The Japanese omakase— literally ‘I leave it to you (the chef)’— genre of dining can be one of the most fascinating and exciting gastronomical experiences for the adventurous epicure. Singaporeans seem to love the concept and Unkai Sushi, led by Chef Eugene Lam intends to give them an authentic taste of omakase right here.
Unkai Sushi’s omakase menu is available in 3 variations. The budget-friendly Tsuki (S$88) includes appetiser, 10 sushi, 1 hand roll, soup and dessert. Hoshi (S$138) comes with appetiser, seasonal grill fish, 1 hot dish, 11 sushi, soup and dessert. Sora (S$188) consists of appetiser, 5 kinds of sashimi, seasonal grill dish, 11 sushi, soup and dessert.
One important detail sets Chef Eugene’s Unkai Sushi omakase apart from the others: a complete dedication to the freshest ingredients. While virtually every restaurant makes that claim, Chef Eugene follows through with a menu that varies by the 4 seasons as ingredients are harvested or caught.
It’s an interesting, if complex, approach and head honcho, Seth Lui accompanied me for the tasting.
Unkai Sushi is tucked away in Orchard Rendezvous Hotel on Tanglin Road. We were struck by the atmosphere at this new 30-seater restaurant which was particularly warm and inviting.
What I tried
We were intrigued by the sub-S$100 omakase price tag and were hopeful the affordable Tsuki would live up to the high standards of the genre.
I wasn’t thrilled when the appetiser was announced as Black Sea Snail. To my surprise, it did not have the squishy texture that I had assumed. Neither was the flavour overpoweringly ‘earthy’; instead I would describe it as similar to fish with a nice herbal twist. We were off to a good start.
3 varieties of white fish sushi— Shima Aji (Wild Strip Jack), Kinmedai (Golden eye snapper), and Tai (Sea Bream)— came next, accompanied by white vinegar sushi rice. Chef Eugene is very particular about the rice served at his establishment and it is all procured directly from Hokkaido.
The white sushi was exquisite. Part of the reason was the firm stickiness of the rice grains. It is almost as if the fish and the grains impart some of their flavours and textures into each other, creating a mesmerising composite of tastes.
Chef Eugene served us the grilled dish of Nodoguro (Blackthroat Seaperch) next. This is the preferred way to savour this fatty white fish. After the 3 sushis, it was nice to transition to the crispier bite it provided. This was by far my favourite dish— I loved the way the fish melted on my tongue.

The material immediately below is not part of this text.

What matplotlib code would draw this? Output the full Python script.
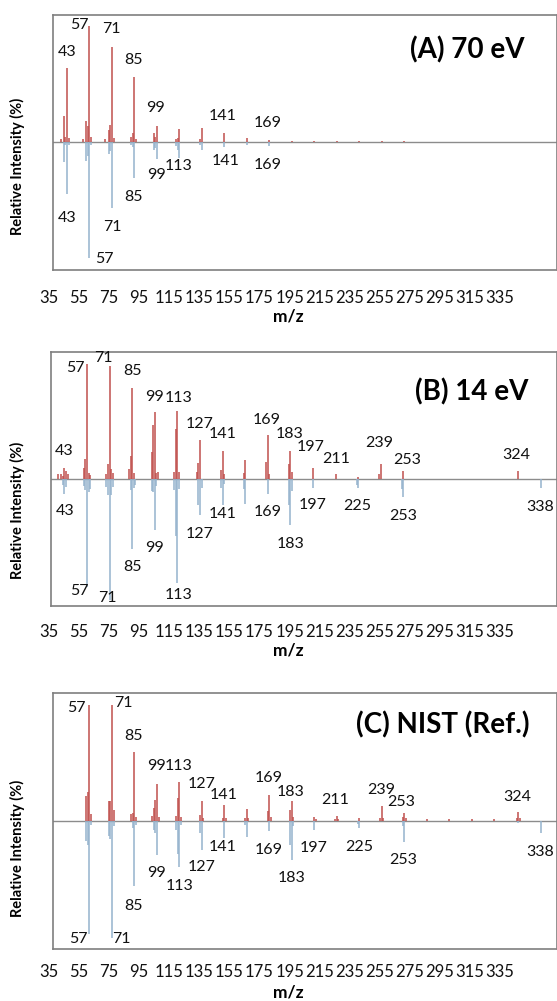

We were then treated to Kuroawabi, which is braised abalone that is served with Chef Eugene’s special liver sauce that is prepared fresh daily. Made using the highest quality abalone flown directly from Japan, this dish is only available with the S$188 menu.
Our omakase journey then returned to sushi, this time of the red variety. Heavier taste notes are characteristic of red fish and this is why Chef Eugene pairs it with red vinegar sushi rice (again of the Hokkaido variety).
The 5 red sushi were Tsuke Akami (akami lightly marinated in Chef’s own shoyu blend recipe, served with yuzu zest), Peekaboo (uni wrapped with Chutoro), Torched Nodoguro Sushi, Binchotan Otoro (Otoro lightly marinated in Chef’s own shoyu blend recipe, then lightly charred with highest grade binchotan charcoal from Japan, and In-house smoked Chutoro which is aged for 30 days before it is served.
We ended the main course with what Chef Eugene calls the Magic Bowl. No two days see the same Magic Bowl as it is created from the freshest choice ingredients that have arrived on flights from Japan 4 times a week.
The bowl we were served consisted of seasoned sushi rice (Chef’s special recipe), white shrimp, Negitoro (Tuna minced) and Uni. This dish, too, is available only as part of the S$188 Sora omakase.
After a fairly exotic journey through the oceans off Japan through omakase, I was quite disappointed that dessert was simply fresh fruit and mochi.
Now, the ‘catch’ I spoke of in the title. I’ve had omakase both in Singapore and overseas and my excursion to Unkai Sushi, while delicious, did not quite live up to the mark, experience-wise.
Though there is no question of the quality of the ingredients, the calibre of the restaurant, and the potential of the chef, these elements just did not come together to create a session that blew me away. Interaction, which is the real soul of omakase, was stilted, perhaps due to Chef Eugene’s focus on the preparation of each dish.
Earlier, I touched on the variation of the Unkai Sushi menu by season. This is a tricky and very demanding ask of the chef, particularly at the transition period between seasons. I would like to return for another session in the very near future; the food, flow, and finesse of omakase will likely do the name justice.